Fortunately, the team already installed drainage before the Jan. 4 storm known as the “Bomb Cyclone” flooded the site, and the team had not yet installed geofoam blocks below grade and above an existing Massachusetts Bay Transportation Authority Silver Line tunnel. The redesign added piles and a structural slab underneath the geofoam, “so it could never float out of the ground,” says James MacKay, president and owner of MacKay Construction Services Inc.
Forty-two minipiles—each 90 ft long and 7.5 inch dia.—drilled in two rows support the footings of the retaining walls and Harborwalk seating along the park’s west side. "A portion of the new retaining wall toward the north side of the park was installed without geofoam or piles, but on compacted subgrade,” says Chris Donohue, associate principal at Michael Van Valkenburgh. “This was only possible in areas directly over the MBTA Silver Line Tunnel, where construction from the tunnel was backfilled with dense grade capable of supporting the load.”
MacKay likes to say the fact that the city was hit with a historic storm two months before geofoam was scheduled be placed means “Martin’s looking down on us … it makes you think there is good going on … the whole job has gone like that, everything has fallen into place.”
More bad weather
After surviving the 2018 storms, the project team, however, was unable to complete the park in time for the 2019 Boston Marathon on April 15 due to this year's rainiest fall and spring on record. MacKay says the team then turned its attention to opening in June because Martin’s birthday is June 9.

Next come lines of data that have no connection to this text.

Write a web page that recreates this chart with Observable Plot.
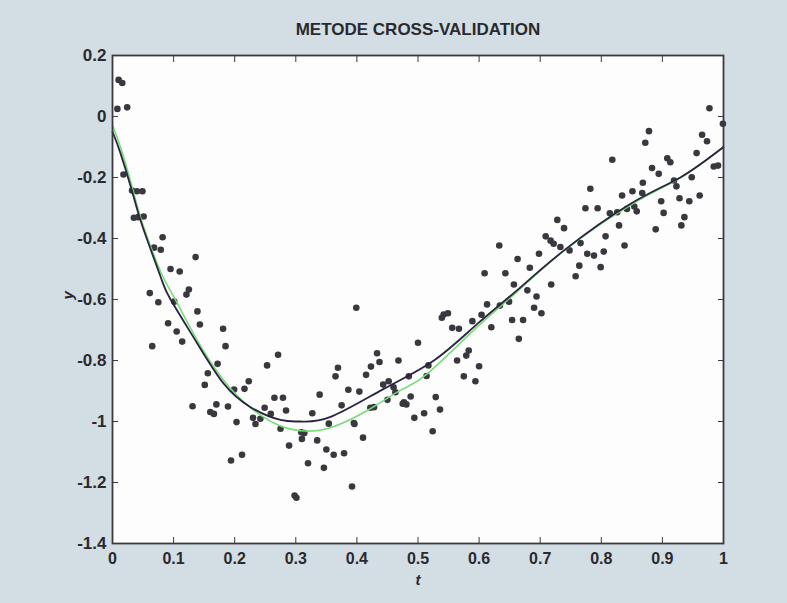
<!DOCTYPE html>
<html>
<head>
<meta charset="utf-8">
<script src="https://cdn.jsdelivr.net/npm/d3@7"></script>
<script src="https://cdn.jsdelivr.net/npm/@observablehq/plot@0.6"></script>
<style>
  html, body { margin: 0; padding: 0; background: #d3dde4; }
  #chart { width: 787px; height: 603px; }
</style>
</head>
<body>
<div id="chart"></div>
<script>
// Observed data points (t, y)
const pointT = [
  0.010, 0.016, 0.008, 0.024, 0.018, 0.032, 0.049, 0.040, 0.035, 0.051, 0.042,
  0.082, 0.068, 0.079, 0.136, 0.095, 0.110, 0.061, 0.075, 0.125, 0.121, 0.101,
  0.139, 0.143, 0.091, 0.105, 0.114, 0.065, 0.181, 0.185, 0.172, 0.156, 0.151,
  0.131, 0.160, 0.170, 0.189, 0.199, 0.216, 0.223, 0.203, 0.253, 0.271, 0.265,
  0.279, 0.284, 0.230, 0.234, 0.242, 0.249, 0.259, 0.275, 0.289, 0.309, 0.314,
  0.310, 0.335, 0.327, 0.339, 0.354, 0.298, 0.301, 0.194, 0.212, 0.392, 0.320,
  0.346, 0.350, 0.362, 0.379, 0.410, 0.396, 0.494, 0.510, 0.524, 0.536, 0.375,
  0.475, 0.428, 0.399, 0.633, 0.663, 0.609, 0.643, 0.657, 0.613, 0.634, 0.604,
  0.589, 0.654, 0.620, 0.665, 0.542, 0.539, 0.549, 0.556, 0.567, 0.500, 0.583,
  0.579, 0.564, 0.600, 0.575, 0.594, 0.517, 0.514, 0.468, 0.433, 0.437, 0.423,
  0.369, 0.365, 0.415, 0.386, 0.404, 0.443, 0.452, 0.460, 0.463, 0.488, 0.477,
  0.481, 0.450, 0.529, 0.395, 0.977, 0.999, 0.965, 0.973, 0.878, 0.872, 0.818,
  0.908, 0.913, 0.956, 0.984, 0.991, 0.883, 0.894, 0.948, 0.868, 0.919, 0.923,
  0.782, 0.834, 0.851, 0.867, 0.928, 0.944, 0.961, 0.898, 0.774, 0.794, 0.814,
  0.826, 0.842, 0.854, 0.858, 0.902, 0.936, 0.931, 0.829, 0.889, 0.838, 0.728,
  0.739, 0.807, 0.804, 0.709, 0.717, 0.722, 0.733, 0.748, 0.766, 0.777, 0.788,
  0.799, 0.764, 0.758, 0.698, 0.683, 0.718, 0.679, 0.694, 0.690, 0.702, 0.672,
  0.649, 0.166, 0.422, 0.485
];
const pointY = [
  0.120, 0.110, 0.025, 0.030, -0.190, -0.243, -0.245, -0.245, -0.332, -0.328, -0.330,
  -0.396, -0.430, -0.437, -0.461, -0.500, -0.508, -0.579, -0.609, -0.567, -0.584, -0.607,
  -0.639, -0.682, -0.678, -0.705, -0.738, -0.753, -0.696, -0.753, -0.811, -0.842, -0.880,
  -0.950, -0.969, -0.944, -0.951, -0.895, -0.893, -0.868, -1.002, -0.816, -0.781, -0.922,
  -0.922, -0.964, -0.988, -1.008, -0.991, -0.955, -0.975, -1.024, -1.079, -1.035, -1.038,
  -1.057, -1.062, -0.973, -0.912, -1.007, -1.243, -1.250, -1.128, -1.109, -1.213, -1.137,
  -1.152, -1.092, -1.109, -1.104, -1.053, -1.008, -0.988, -0.973, -1.032, -0.961, -0.947,
  -0.942, -0.953, -0.627, -0.423, -0.467, -0.514, -0.514, -0.551, -0.616, -0.620, -0.650,
  -0.671, -0.667, -0.691, -0.729, -0.649, -0.660, -0.645, -0.693, -0.696, -0.742, -0.767,
  -0.784, -0.800, -0.819, -0.852, -0.868, -0.816, -0.851, -0.800, -0.776, -0.805, -0.820,
  -0.824, -0.852, -0.847, -0.896, -0.902, -0.879, -0.868, -0.888, -0.904, -0.918, -0.937,
  -0.944, -0.929, -0.920, -1.005, 0.027, -0.024, -0.060, -0.081, -0.048, -0.086, -0.142,
  -0.137, -0.150, -0.120, -0.164, -0.161, -0.169, -0.188, -0.199, -0.217, -0.210, -0.229,
  -0.237, -0.259, -0.245, -0.251, -0.268, -0.278, -0.259, -0.278, -0.301, -0.301, -0.317,
  -0.314, -0.303, -0.295, -0.311, -0.316, -0.330, -0.357, -0.357, -0.370, -0.423, -0.339,
  -0.366, -0.393, -0.443, -0.393, -0.407, -0.417, -0.428, -0.439, -0.415, -0.450, -0.456,
  -0.494, -0.489, -0.524, -0.450, -0.496, -0.551, -0.570, -0.590, -0.627, -0.645, -0.667,
  -0.607, -0.975, -0.955, -0.852
];

// Fitted curve (dark) read at several t
const darkT = [0, 0.013, 0.032, 0.049, 0.079, 0.095, 0.139, 0.182, 0.226, 0.275, 0.308, 0.357, 0.444, 0.526, 0.597, 0.662, 0.739, 0.848, 0.930, 1.0];
const darkY = [-0.05, -0.12, -0.245, -0.36, -0.527, -0.600, -0.745, -0.876, -0.953, -0.995, -1.0, -0.985, -0.893, -0.800, -0.680, -0.570, -0.439, -0.286, -0.199, -0.10];
// Fitted curve (green) read at several t
const greenT = [0, 0.013, 0.032, 0.049, 0.079, 0.100, 0.139, 0.182, 0.226, 0.275, 0.308, 0.351, 0.417, 0.471, 0.515, 0.597, 0.662, 0.739, 0.848, 0.930, 1.0];
const greenY = [-0.03, -0.10, -0.23, -0.35, -0.51, -0.59, -0.735, -0.865, -0.955, -1.015, -1.03, -1.024, -0.964, -0.898, -0.844, -0.690, -0.575, -0.440, -0.290, -0.200, -0.10];

const xTicks = [0, 0.1, 0.2, 0.3, 0.4, 0.5, 0.6, 0.7, 0.8, 0.9, 1];
const yTicks = [0.2, 0, -0.2, -0.4, -0.6, -0.8, -1, -1.2, -1.4];
const titleText = "METODE CROSS-VALIDATION";
const xLabel = "t";
const yLabel = "y";

const points = pointT.map((t, i) => ({t, y: pointY[i]}));
const dark = darkT.map((t, i) => ({t, y: darkY[i]}));
const green = greenT.map((t, i) => ({t, y: greenY[i]}));

const fmt = d => String(+d.toFixed(1));
const font = "'Liberation Sans', Arial, sans-serif";

const chart = Plot.plot({
  width: 787,
  height: 603,
  marginLeft: 112,
  marginRight: 64,
  marginTop: 55,
  marginBottom: 60,
  style: {background: "#d3dde4", fontFamily: font, color: "#2a2a2e"},
  x: {domain: [0, 1]},
  y: {domain: [-1.4, 0.2]},
  marks: [
    Plot.frame({fill: "#fdfdfd", stroke: null}),
    Plot.dot(points, {x: "t", y: "y", r: 3.3, fill: "#38383e", stroke: null}),
    Plot.line(green, {x: "t", y: "y", curve: "natural", stroke: "#78dc78", strokeWidth: 1.6}),
    Plot.line(dark, {x: "t", y: "y", curve: "natural", stroke: "#2b2440", strokeWidth: 1.8}),
    Plot.frame({stroke: "#3a3a40", strokeWidth: 1.8}),
    Plot.axisX(xTicks, {anchor: "bottom", tickSize: -6, tickPadding: 15, tickFormat: fmt, label: null, fontSize: 16, fontWeight: "bold", stroke: "#3a3a40"}),
    Plot.axisX(xTicks, {anchor: "top", tickSize: -6, tickFormat: () => "", label: null, stroke: "#3a3a40"}),
    Plot.axisY(yTicks, {anchor: "left", tickSize: -6, tickPadding: 12, tickFormat: fmt, label: null, fontSize: 17, fontWeight: "bold", stroke: "#3a3a40"}),
    Plot.axisY(yTicks, {anchor: "right", tickSize: -6, tickFormat: () => "", label: null, stroke: "#3a3a40"}),
    Plot.text([titleText], {frameAnchor: "top", lineAnchor: "middle", dy: -26, fontSize: 17, fontWeight: "bold", fill: "#2a2a2e", letterSpacing: "-0.5px"}),
    Plot.text([xLabel], {frameAnchor: "bottom", lineAnchor: "middle", dy: 37, fontSize: 15, fontStyle: "italic", fontWeight: "bold", fill: "#2a2a2e"}),
    Plot.text([yLabel], {frameAnchor: "left", lineAnchor: "middle", dx: -44, rotate: -90, fontSize: 15, fontStyle: "italic", fontWeight: "bold", fill: "#2a2a2e"})
  ]
});
document.getElementById("chart").appendChild(chart);
</script>
</body>
</html>
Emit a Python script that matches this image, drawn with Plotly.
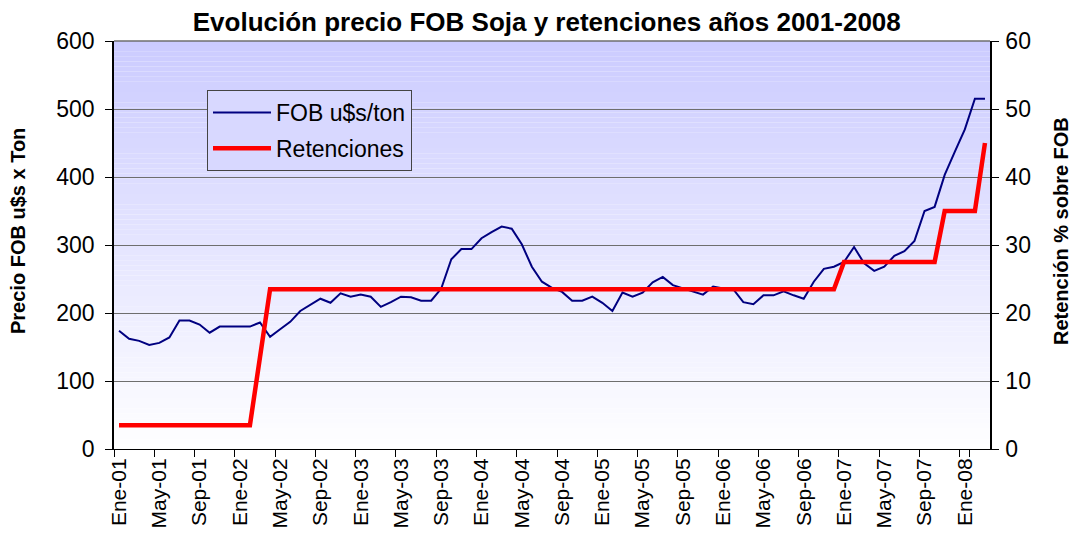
import plotly.graph_objects as go

# ---- data ----
categories = [
    "Ene-01", "Feb-01", "Mar-01", "Abr-01", "May-01", "Jun-01", "Jul-01", "Ago-01", "Sep-01", "Oct-01", "Nov-01", "Dic-01",
    "Ene-02", "Feb-02", "Mar-02", "Abr-02", "May-02", "Jun-02", "Jul-02", "Ago-02", "Sep-02", "Oct-02", "Nov-02", "Dic-02",
    "Ene-03", "Feb-03", "Mar-03", "Abr-03", "May-03", "Jun-03", "Jul-03", "Ago-03", "Sep-03", "Oct-03", "Nov-03", "Dic-03",
    "Ene-04", "Feb-04", "Mar-04", "Abr-04", "May-04", "Jun-04", "Jul-04", "Ago-04", "Sep-04", "Oct-04", "Nov-04", "Dic-04",
    "Ene-05", "Feb-05", "Mar-05", "Abr-05", "May-05", "Jun-05", "Jul-05", "Ago-05", "Sep-05", "Oct-05", "Nov-05", "Dic-05",
    "Ene-06", "Feb-06", "Mar-06", "Abr-06", "May-06", "Jun-06", "Jul-06", "Ago-06", "Sep-06", "Oct-06", "Nov-06", "Dic-06",
    "Ene-07", "Feb-07", "Mar-07", "Abr-07", "May-07", "Jun-07", "Jul-07", "Ago-07", "Sep-07", "Oct-07", "Nov-07", "Dic-07",
    "Ene-08", "Feb-08", "Mar-08",
]

fob = [
    174, 162, 159, 153, 156, 164, 189, 189, 183, 171, 180, 180,
    180, 180, 186, 165, 176, 187, 203, 212, 221, 215, 229, 224,
    227, 224, 209, 216, 224, 223, 218, 218, 236, 279, 294, 294,
    310, 319, 327, 324, 301, 268, 246, 237, 231, 218, 218, 224,
    215, 203, 230, 224, 230, 245, 253, 241, 236, 231, 227, 239,
    236, 235, 216, 213, 226, 226, 232, 226, 221, 246, 265, 268,
    275, 297, 273, 262, 268, 284, 291, 306, 350, 356, 403, 437,
    470, 515, 515,
]

retenciones = [
    3.5, 3.5, 3.5, 3.5, 3.5, 3.5, 3.5, 3.5, 3.5, 3.5, 3.5, 3.5,
    3.5, 3.5, 13.5, 23.5, 23.5, 23.5, 23.5, 23.5, 23.5, 23.5, 23.5, 23.5,
    23.5, 23.5, 23.5, 23.5, 23.5, 23.5, 23.5, 23.5, 23.5, 23.5, 23.5, 23.5,
    23.5, 23.5, 23.5, 23.5, 23.5, 23.5, 23.5, 23.5, 23.5, 23.5, 23.5, 23.5,
    23.5, 23.5, 23.5, 23.5, 23.5, 23.5, 23.5, 23.5, 23.5, 23.5, 23.5, 23.5,
    23.5, 23.5, 23.5, 23.5, 23.5, 23.5, 23.5, 23.5, 23.5, 23.5, 23.5, 23.5,
    27.5, 27.5, 27.5, 27.5, 27.5, 27.5, 27.5, 27.5, 27.5, 27.5, 35, 35,
    35, 35, 45,
]

tick_labels = [
    "Ene-01", "May-01", "Sep-01", "Ene-02", "May-02", "Sep-02", "Ene-03", "May-03",
    "Sep-03", "Ene-04", "May-04", "Sep-04", "Ene-05", "May-05", "Sep-05", "Ene-06",
    "May-06", "Sep-06", "Ene-07", "May-07", "Sep-07", "Ene-08",
]

left_ticks = [0, 100, 200, 300, 400, 500, 600]
right_ticks = [0, 10, 20, 30, 40, 50, 60]

FONT = "Liberation Sans, Arial, sans-serif"

fig = go.Figure()
fig.add_trace(go.Scatter(
    x=categories, y=fob, name="FOB u$s/ton", mode="lines",
    line=dict(color="#000080", width=2), legendgroup="a", yaxis="y",
))
fig.add_trace(go.Scatter(
    x=categories, y=retenciones, name="Retenciones", mode="lines",
    line=dict(color="#FF0000", width=4.5), legendgroup="b", yaxis="y2",
))

# vertical gradient plot-area background (lavender at top -> white at bottom)
N = 80
shapes = []
for k in range(N):
    t = (k + 0.5) / N
    r = round(255 - 52 * t)
    shapes.append(dict(
        type="rect", xref="x domain", yref="y domain",
        x0=0, x1=1, y0=k / N, y1=(k + 1) / N,
        fillcolor=f"rgb({r},{r},255)", line=dict(width=0), layer="below",
    ))

fig.update_layout(
    width=1074, height=533,
    margin=dict(l=114, r=84, t=41, b=84, pad=0, autoexpand=False),
    paper_bgcolor="white",
    plot_bgcolor="rgba(0,0,0,0)",
    font=dict(family=FONT, color="black"),
    shapes=shapes,
    title=dict(
        text="<b>Evolución precio FOB Soja y retenciones años 2001-2008</b>",
        font=dict(size=26, family=FONT, color="black"),
        x=0.494, xref="paper", xanchor="center",
        y=1 - 22 / 533, yref="container", yanchor="middle",
    ),
    xaxis=dict(
        type="category", range=[-0.5, len(categories) - 0.5],
        tickmode="array", tickvals=tick_labels, ticktext=tick_labels,
        tickson="boundaries", ticks="outside", ticklen=7, tickcolor="black",
        tickangle=-90, tickfont=dict(size=21, family=FONT),
        showgrid=False, showline=True, linecolor="black", linewidth=1,
        mirror=False, zeroline=False, automargin=False,
    ),
    yaxis=dict(
        range=[0, 600], tickmode="array", tickvals=left_ticks,
        ticks="outside", ticklen=7, tickcolor="black",
        tickfont=dict(size=23, family=FONT), ticklabelstandoff=6,
        showgrid=True, gridcolor="#6e6e6e", gridwidth=1,
        showline=True, linecolor="black", linewidth=1.5, zeroline=False,
        automargin=False,
    ),
    yaxis2=dict(
        range=[0, 60], tickmode="array", tickvals=right_ticks,
        overlaying="y", side="right",
        ticks="outside", ticklen=7, tickcolor="black",
        tickfont=dict(size=23, family=FONT), ticklabelstandoff=2,
        showgrid=False, showline=True, linecolor="black", linewidth=1.5,
        zeroline=False, automargin=False,
    ),
    legend=dict(
        x=(207 - 114) / 876, y=(449 - 90) / 408, xanchor="left", yanchor="top",
        bgcolor="rgb(216,216,255)", bordercolor="#444444", borderwidth=1,
        font=dict(size=23, family=FONT, color="black"),
        itemwidth=58, tracegroupgap=3, traceorder="grouped",
    ),
    annotations=[
        dict(text="<b>Precio FOB u$s x Ton</b>", textangle=-90,
             xref="paper", yref="paper", x=(18 - 114) / 876, y=(449 - 231) / 408,
             xanchor="center", yanchor="middle", showarrow=False,
             font=dict(size=20, family=FONT, color="black")),
        dict(text="<b>Retención % sobre FOB</b>", textangle=-90,
             xref="paper", yref="paper", x=(1061 - 114) / 876, y=(449 - 231) / 408,
             xanchor="center", yanchor="middle", showarrow=False,
             font=dict(size=20, family=FONT, color="black")),
    ],
)

# top border of the plot area
fig.add_shape(type="line", xref="x domain", yref="y domain", x0=0, x1=1, y0=1, y1=1,
              line=dict(color="#6e6e6e", width=1.5))

fig.write_html("out.html", config={"displayModeBar": False},
               post_script="document.body.style.margin='0';")
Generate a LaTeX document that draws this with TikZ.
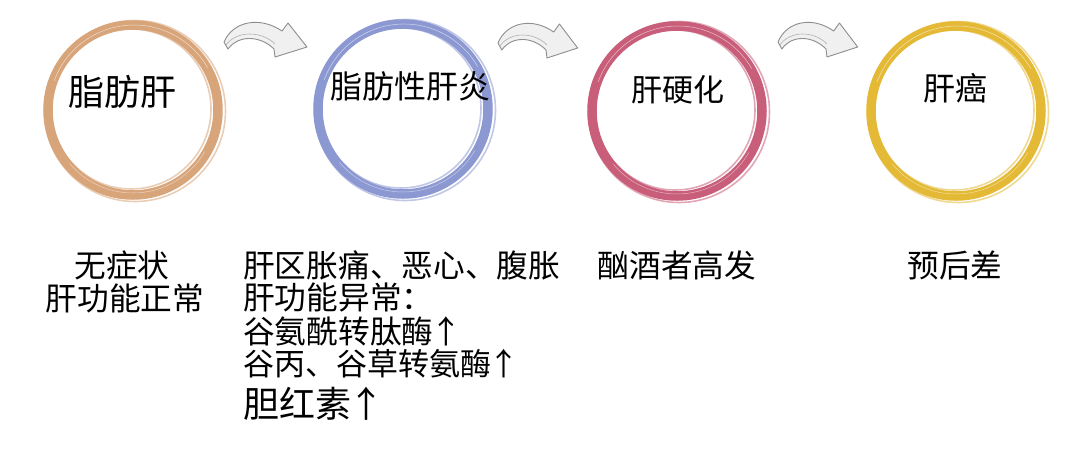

With 21 rain days in April, MacKay says the team was fortunate that the design called for exposed aggregate sidewalks, which requires pressure washing the finish. “If you were doing traditional broom sidewalks you’d be 21 days behind schedule because you can’t pour regular sidewalks with incoming showers,” says MacKay, who added that grading the sidewalks was complicated by the fact that pressure washing is difficult for cement masons and finishers to control. “It really was tricky to get it not only aesthetically pleasing to the eye but also [Americans with Disabilities Act] compliant.”
MacKay praised city officials for giving the team flexibility to work during breaks in the rain, even on weekends when streams of family’s flock to the adjacent Boston Children’s Museum. He says he's “overwhelmed” by support from the community, mayor, governor and Martin’s parents, who regularly bring craft workers coffee and donuts and hooded sweatshirts and t-shirts from the Martin Richard Foundation. Bill Richard also regularly texted MacKay late at night to say the “project was coming along nicely.”
Coincidentally, the Boston Marathon Bombing Memorial on Boylston Street is also scheduled to turn over later this summer. “You don’t want to have one overshadow the other,” MacKay says. “They’re both important. That’s where the tragedy happened, and [the park] is where we’re going to celebrate what we made of such a negative thing.”
New information was added to this story on June 14. A version of this story appears in the June 17 issue of ENR.